By Emma Colton
Wisconsin’s Kenosha County executive flipped red for the first time in decades after the city gained widespread attention amid damaging riots and the Kyle Rittenhouse trial.
Voters elected Samantha Kerkman on April 5th as the county executive. The race was described as nonpartisan, but Kerkman had the backing of Republicans and serves as a Republican state representative. Her opponent, Rebecca Matoska-Mentink, is a Democrat and serves as the Clerk of Courts.
It is the first time a woman will serve in the position and the first time since at least 1998 that a Republican has been elected.
The current Kenosha County executive is Democrat Jim Kreuser, who has served in the position since 2008. He was preceded by Allan Kehl, who served as a Democratic sheriff in the county before being elected county executive from 1998 to 2008. Kehl resigned in 2008 and was later sentenced to two years in federal prison after pleading guilty to conspiracy to violate campaign finance laws.
Kenosha is a swing county and had not voted for a Republican presidential candidate since Richard Nixon until former President Donald Trump’s 2016 run, Fox 6 reported. The county voted for Trump again in 2020. Wisconsin is also a swing-state, with Trump winning the state in 2016 but losing it in 2020 to President Biden.
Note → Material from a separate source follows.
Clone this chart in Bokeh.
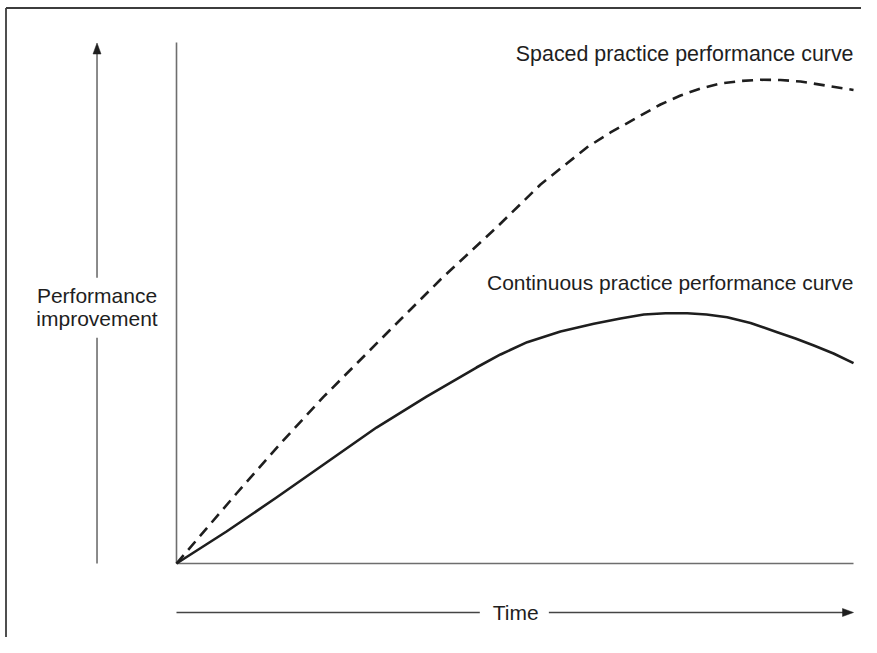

Kenosha grabbed the nation’s attention in 2020 following the police-involved shooting of Black man Jacob Blake, who was left paralyzed from the waist down by the incident. Riots soon erupted in the city after the shooting, which coincided with riots and protests in other cities across the country following the death of George Floyd.
On the second night of unrest in Kenosha, Kyle Rittenhouse fatally shot two men and injured another. His trial gained widespread attention and he was ultimately acquitted of all charges in 2021.
The fallout from the rioting left the city looking like “a war zone,” according to business owners at the time, and the damage topped $50 million.
Kerkman thanked her supporters late Tuesday and pointed to her experience serving as a state representative as resonating with voters.
“I think it was the experience that I bring from Madison,” Kerkman said late Tuesday, according to Kenosha News. “I have been working with the county executive for years on issues that impact the county.”
She also campaigned on her “reputation of being eagle-eyed in saving money for Wisconsin taxpayers.”